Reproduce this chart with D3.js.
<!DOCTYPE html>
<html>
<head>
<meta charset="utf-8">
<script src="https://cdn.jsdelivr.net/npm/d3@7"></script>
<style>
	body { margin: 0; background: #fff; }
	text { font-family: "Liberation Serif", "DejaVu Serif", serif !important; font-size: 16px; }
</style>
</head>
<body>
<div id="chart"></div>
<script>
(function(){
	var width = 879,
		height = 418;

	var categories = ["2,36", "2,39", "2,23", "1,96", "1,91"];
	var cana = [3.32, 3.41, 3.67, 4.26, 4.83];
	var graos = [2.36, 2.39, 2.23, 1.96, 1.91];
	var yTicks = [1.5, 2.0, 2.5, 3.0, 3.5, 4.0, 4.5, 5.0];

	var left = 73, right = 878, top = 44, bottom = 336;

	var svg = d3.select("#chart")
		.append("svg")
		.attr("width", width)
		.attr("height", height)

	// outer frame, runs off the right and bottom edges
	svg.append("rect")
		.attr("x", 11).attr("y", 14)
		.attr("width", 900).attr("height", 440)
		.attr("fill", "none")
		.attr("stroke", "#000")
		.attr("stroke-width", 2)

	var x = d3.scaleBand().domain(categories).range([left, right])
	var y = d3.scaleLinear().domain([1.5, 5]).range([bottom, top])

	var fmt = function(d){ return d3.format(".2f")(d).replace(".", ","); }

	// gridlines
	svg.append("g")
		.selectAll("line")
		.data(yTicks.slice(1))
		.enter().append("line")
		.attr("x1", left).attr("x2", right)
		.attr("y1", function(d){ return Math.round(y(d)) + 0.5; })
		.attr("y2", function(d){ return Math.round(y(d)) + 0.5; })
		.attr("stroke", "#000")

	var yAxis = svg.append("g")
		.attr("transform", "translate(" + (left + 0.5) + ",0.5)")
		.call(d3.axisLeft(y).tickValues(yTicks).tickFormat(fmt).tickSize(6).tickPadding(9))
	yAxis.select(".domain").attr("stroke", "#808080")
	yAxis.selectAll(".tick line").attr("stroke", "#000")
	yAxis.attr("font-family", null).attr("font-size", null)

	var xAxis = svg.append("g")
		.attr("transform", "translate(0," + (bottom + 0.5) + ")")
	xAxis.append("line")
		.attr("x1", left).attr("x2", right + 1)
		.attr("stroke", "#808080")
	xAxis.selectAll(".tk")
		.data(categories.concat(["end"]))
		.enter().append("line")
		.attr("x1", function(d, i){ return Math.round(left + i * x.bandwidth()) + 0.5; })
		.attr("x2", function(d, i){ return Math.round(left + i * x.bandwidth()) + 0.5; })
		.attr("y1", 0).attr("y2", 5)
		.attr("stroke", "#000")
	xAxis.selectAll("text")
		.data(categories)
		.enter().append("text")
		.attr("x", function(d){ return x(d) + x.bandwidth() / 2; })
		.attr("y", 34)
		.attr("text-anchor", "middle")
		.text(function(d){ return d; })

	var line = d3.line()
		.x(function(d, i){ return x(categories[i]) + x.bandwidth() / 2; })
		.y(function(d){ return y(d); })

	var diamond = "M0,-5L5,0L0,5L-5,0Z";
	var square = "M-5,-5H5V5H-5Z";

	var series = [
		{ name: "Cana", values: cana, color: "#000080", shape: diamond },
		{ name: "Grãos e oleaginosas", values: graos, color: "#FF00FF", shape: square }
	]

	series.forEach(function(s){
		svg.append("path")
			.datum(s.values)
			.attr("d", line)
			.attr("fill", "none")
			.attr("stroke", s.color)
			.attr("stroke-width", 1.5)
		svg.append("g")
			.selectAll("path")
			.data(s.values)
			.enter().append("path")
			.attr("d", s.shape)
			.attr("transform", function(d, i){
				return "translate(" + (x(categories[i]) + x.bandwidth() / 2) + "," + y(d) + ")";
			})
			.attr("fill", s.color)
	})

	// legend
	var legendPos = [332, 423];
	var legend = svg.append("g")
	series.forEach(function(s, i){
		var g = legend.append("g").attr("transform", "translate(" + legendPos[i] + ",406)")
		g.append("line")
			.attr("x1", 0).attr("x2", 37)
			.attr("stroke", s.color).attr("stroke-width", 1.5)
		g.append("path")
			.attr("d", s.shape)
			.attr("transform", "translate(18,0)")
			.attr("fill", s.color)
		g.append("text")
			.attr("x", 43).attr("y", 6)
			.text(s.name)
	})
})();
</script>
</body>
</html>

Task requirements
Find and copy each line above that includes the string "chart".

Exercise response
Reproduce this chart with D3.js.
<div id="chart"></div>
	var svg = d3.select("#chart")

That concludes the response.